Now history threatens to repeat itself and we can see some of the same erosive forces at work: a weakening NATO and growing conflict in regions such as Georgia, Crimea and Eastern Ukraine.

Perennial tensions and bloody conflict in the Middle East are joined by gathering storm clouds in North Korea and the South China Sea -- and overhanging it all, international terrorism. Calls for disengagement, isolation and shuttered trade add to the sense that our world is coming undone.

Each of our allied nations is safer when freedom, democracy and the rule of law are embraced around the world. In places like Ukraine, there is a deep yearning for these values and we must encourage that desire, not dismiss it.

The notion that it somehow makes Americans safer at home to sacrifice support for a free Ukraine in exchange for a better relationship with Russia -- which continues to deny its unacceptable interference in our presidential election -- is wrong and naïve. It's inconsistent with our shared ideals and leads other allies to doubt American resolve. Putin only respects strength, which is one reason why I support tougher sanctions against Russia and Putin's inner circle.

We Won't Get a Second Chance
 
A further cause for concern is that our once-vigilant alliances have failed to deal with the most urgent issues facing them -- challenges such as the refugee crisis, secure borders, cybersecurity and intelligence sharing in the face of terrorism. We need to fix those weaknesses, but in ways that help our alliances evolve, not throwing away the underlying values that have held us together and kept the peace for so many decades.

Rather than allowing history to replay its sad lessons, now is the time for us to rediscover the spirit of unity and social solidarity we need to restore the functioning of our own democracies. We must also find in ourselves once again the courage to stand up for our values internationally -- the values on which our shared system of security was built and that have become too easy for us to take for granted.

History teaches that it takes courageous resolve to preserve the values-based alliances that have kept us safe for seven decades. Without a shared commitment to freedom, how can we expect it to survive?

That is why we must reassure the Baltics and Ukraine -- who live in the very shadow of Russia -- that the United States will be there for them if trouble arises. Russian intimidation of our NATO allies or other free nations cannot be tolerated.

Instead of listening to the siren song of false prophets, we must relearn to work together with respect for opposing points of views in a search for the common ground and a recommitment to shared values that will help us together reaffirm our common humanity.

About John Kasich
  • REUTERS
    John Kasich, 64, is the governor of the U.S. state of Ohio and a member of the Republican Party. During the recent presidential election campaign, he was one of Donald Trump's strongest challengers, presenting himself as the alternative to the billionaire.

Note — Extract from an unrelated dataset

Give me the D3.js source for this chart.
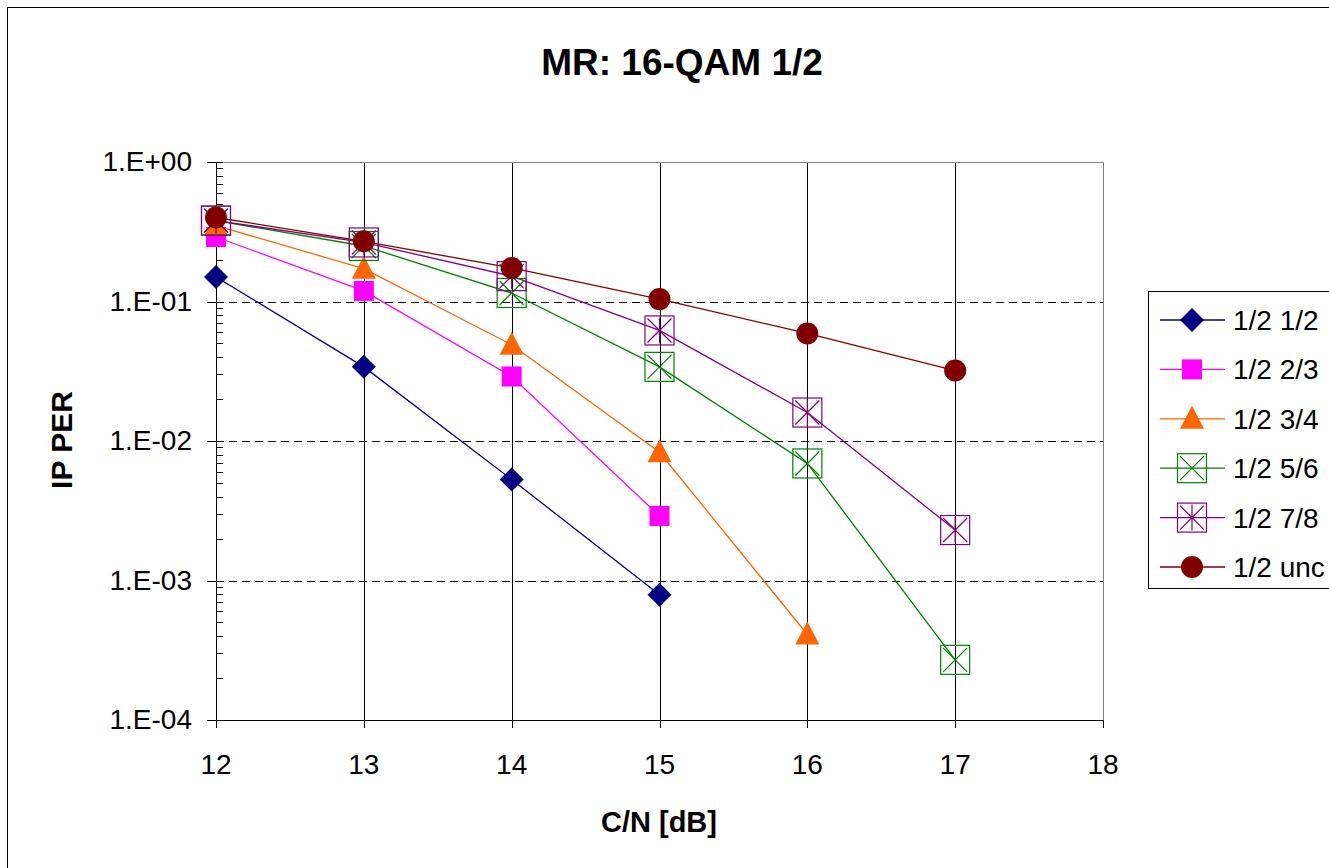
<!DOCTYPE html>
<html>
<head>
<meta charset="utf-8">
<script src="https://cdn.jsdelivr.net/npm/d3@7"></script>
<style>
  body { margin: 0; background: #fff; }
  svg { display: block; font-family: "Liberation Sans", Arial, sans-serif; }
</style>
</head>
<body>
<svg id="chart" width="1329" height="868"></svg>
<script>
// x values (C/N in dB)
const cn = [12, 13, 14, 15, 16, 17];
const xTicks = [12, 13, 14, 15, 16, 17, 18];
const yTicks = [1, 0.1, 0.01, 0.001, 0.0001];
const yTickLabels = ["1.E+00", "1.E-01", "1.E-02", "1.E-03", "1.E-04"];

// series (IP PER)
const per12 = [0.15, 0.034, 0.0053, 0.00079];
const per23 = [0.29, 0.119, 0.029, 0.0029];
const per34 = [0.35, 0.172, 0.049, 0.0083, 0.00041];
const per56 = [0.38, 0.25, 0.115, 0.034, 0.0069, 0.00027];
const per78 = [0.38, 0.265, 0.152, 0.062, 0.016, 0.0023];
const perUnc = [0.40, 0.27, 0.174, 0.104, 0.059, 0.032];

const seriesNames = ["1/2 1/2", "1/2 2/3", "1/2 3/4", "1/2 5/6", "1/2 7/8", "1/2 unc"];
const seriesColors = ["#000080", "#ff00ff", "#ff6600", "#008000", "#800080", "#800000"];
const seriesMarkers = ["diamond", "square", "triangle", "boxX", "boxStar", "circle"];
const seriesValues = [per12, per23, per34, per56, per78, perUnc];

const svg = d3.select("#chart");

// outer chart frame
svg.append("rect")
    .attr("x", 7.5).attr("y", 7.5)
    .attr("width", 1340).attr("height", 880)
    .attr("fill", "#fff").attr("stroke", "#000").attr("stroke-width", 1);

const plot = {left: 216, right: 1103, top: 162, bottom: 720};

const x = d3.scaleLinear().domain([12, 18]).range([plot.left, plot.right]);
const y = d3.scaleLog().domain([1e-4, 1]).range([plot.bottom, plot.top]);

// gridlines
const grid = svg.append("g");
grid.selectAll("line.h")
  .data(yTicks.filter(v => v < 1 && v > 1e-4))
  .join("line")
    .attr("x1", plot.left).attr("x2", plot.right)
    .attr("y1", d => Math.round(y(d)) + 0.5).attr("y2", d => Math.round(y(d)) + 0.5)
    .attr("stroke", "#000").attr("stroke-dasharray", "8,5");
grid.selectAll("line.v")
  .data(xTicks.filter(v => v > 12 && v < 18))
  .join("line")
    .attr("x1", d => Math.round(x(d)) + 0.5).attr("x2", d => Math.round(x(d)) + 0.5)
    .attr("y1", plot.top).attr("y2", plot.bottom)
    .attr("stroke", "#000");

// plot area border (top and right)
svg.append("path")
    .attr("d", `M${plot.left},${plot.top + 0.5}H${plot.right + 0.5}V${plot.bottom}`)
    .attr("fill", "none").attr("stroke", "#808080");

// y axis with log minor ticks
const minor = [];
for (let e = -4; e < 0; e++) for (let m = 2; m <= 9; m++) minor.push(m * Math.pow(10, e));
const yAxisG = svg.append("g");
yAxisG.append("line")
    .attr("x1", plot.left + 0.5).attr("x2", plot.left + 0.5)
    .attr("y1", plot.top).attr("y2", plot.bottom)
    .attr("stroke", "#000");
yAxisG.selectAll("line.minor")
  .data(minor)
  .join("line")
    .attr("x1", plot.left).attr("x2", plot.left + 7)
    .attr("y1", d => Math.round(y(d)) + 0.5).attr("y2", d => Math.round(y(d)) + 0.5)
    .attr("stroke", "#000");
yAxisG.selectAll("line.major")
  .data(yTicks)
  .join("line")
    .attr("x1", plot.left - 9).attr("x2", plot.left + 7)
    .attr("y1", d => Math.round(y(d)) + 0.5).attr("y2", d => Math.round(y(d)) + 0.5)
    .attr("stroke", "#000");
yAxisG.selectAll("text")
  .data(yTicks)
  .join("text")
    .attr("x", 192).attr("y", d => y(d) + 9)
    .attr("text-anchor", "end").attr("font-size", 28)
    .text((d, i) => yTickLabels[i]);

// x axis
const xAxisG = svg.append("g");
xAxisG.append("line")
    .attr("x1", plot.left).attr("x2", plot.right)
    .attr("y1", plot.bottom + 0.5).attr("y2", plot.bottom + 0.5)
    .attr("stroke", "#000");
xAxisG.selectAll("line.tick")
  .data(xTicks)
  .join("line")
    .attr("x1", d => Math.round(x(d)) + 0.5).attr("x2", d => Math.round(x(d)) + 0.5)
    .attr("y1", plot.bottom).attr("y2", plot.bottom + 8)
    .attr("stroke", "#000");
xAxisG.selectAll("text")
  .data(xTicks)
  .join("text")
    .attr("x", d => x(d)).attr("y", 774)
    .attr("text-anchor", "middle").attr("font-size", 28)
    .text(d => d);

// titles
svg.append("text")
    .attr("x", 682).attr("y", 75)
    .attr("text-anchor", "middle").attr("font-size", 37).attr("font-weight", "bold")
    .text("MR: 16-QAM 1/2");
svg.append("text")
    .attr("x", 659).attr("y", 832)
    .attr("text-anchor", "middle").attr("font-size", 29).attr("font-weight", "bold")
    .text("C/N [dB]");
svg.append("text")
    .attr("transform", "translate(72,440) rotate(-90)")
    .attr("text-anchor", "middle").attr("font-size", 30).attr("font-weight", "bold")
    .text("IP PER");

// marker drawing
function drawMarker(g, type, color) {
  if (type === "diamond") {
    g.append("path").attr("d", "M0,-12L12,0L0,12L-12,0Z").attr("fill", color);
  } else if (type === "square") {
    g.append("rect").attr("x", -10).attr("y", -10).attr("width", 20).attr("height", 20).attr("fill", color);
  } else if (type === "triangle") {
    g.append("path").attr("d", "M0,-13L12,10L-12,10Z").attr("fill", color);
  } else if (type === "circle") {
    g.append("circle").attr("r", 11).attr("fill", color);
  } else {
    const s = 15;
    g.append("rect").attr("x", -s + 0.5).attr("y", -s + 0.5).attr("width", 2 * s - 1).attr("height", 2 * s - 1)
      .attr("fill", "none").attr("stroke", color).attr("stroke-width", 1.2);
    let p = `M${-s + 3},${-s + 3}L${s - 3},${s - 3}M${s - 3},${-s + 3}L${-s + 3},${s - 3}`;
    if (type === "boxStar") p += `M0,${-s + 2}V${s - 2}`;
    g.append("path").attr("d", p).attr("stroke", color).attr("stroke-width", 1.2).attr("fill", "none");
  }
}

// lines then markers
const line = d3.line().x((d, i) => x(cn[i])).y(d => y(d));
seriesValues.forEach((vals, si) => {
  svg.append("path")
      .datum(vals)
      .attr("d", line)
      .attr("fill", "none")
      .attr("stroke", seriesColors[si])
      .attr("stroke-width", 1.3);
});
seriesValues.forEach((vals, si) => {
  vals.forEach((v, i) => {
    const g = svg.append("g").attr("transform", `translate(${x(cn[i])},${y(v)})`);
    drawMarker(g, seriesMarkers[si], seriesColors[si]);
  });
});

// legend
const legend = svg.append("g");
legend.append("rect")
    .attr("x", 1148.5).attr("y", 291.5).attr("width", 200).attr("height", 297)
    .attr("fill", "#fff").attr("stroke", "#000");
seriesNames.forEach((name, i) => {
  const ly = 320 + i * 49.4;
  legend.append("line")
      .attr("x1", 1160).attr("x2", 1225).attr("y1", ly).attr("y2", ly)
      .attr("stroke", seriesColors[i]).attr("stroke-width", 1.3);
  const g = legend.append("g").attr("transform", `translate(1192,${ly})`);
  drawMarker(g, seriesMarkers[i], seriesColors[i]);
  legend.append("text")
      .attr("x", 1233).attr("y", ly + 10)
      .attr("font-size", 28)
      .text(name);
});
</script>
</body>
</html>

Today, he remains one of Trump's biggest critics. Many observers in the United States believe he will launch another bid for the presidency in next four or eight years.
The Munich Security Conference 2017 gives leaders of our partner nations an exceptional opportunity to work toward strengthening our alliances and rededicating ourselves to the values on which those bonds of trust are built.
Unless we can find the courage and unity to defend our values, we will not succeed. And succeed we must.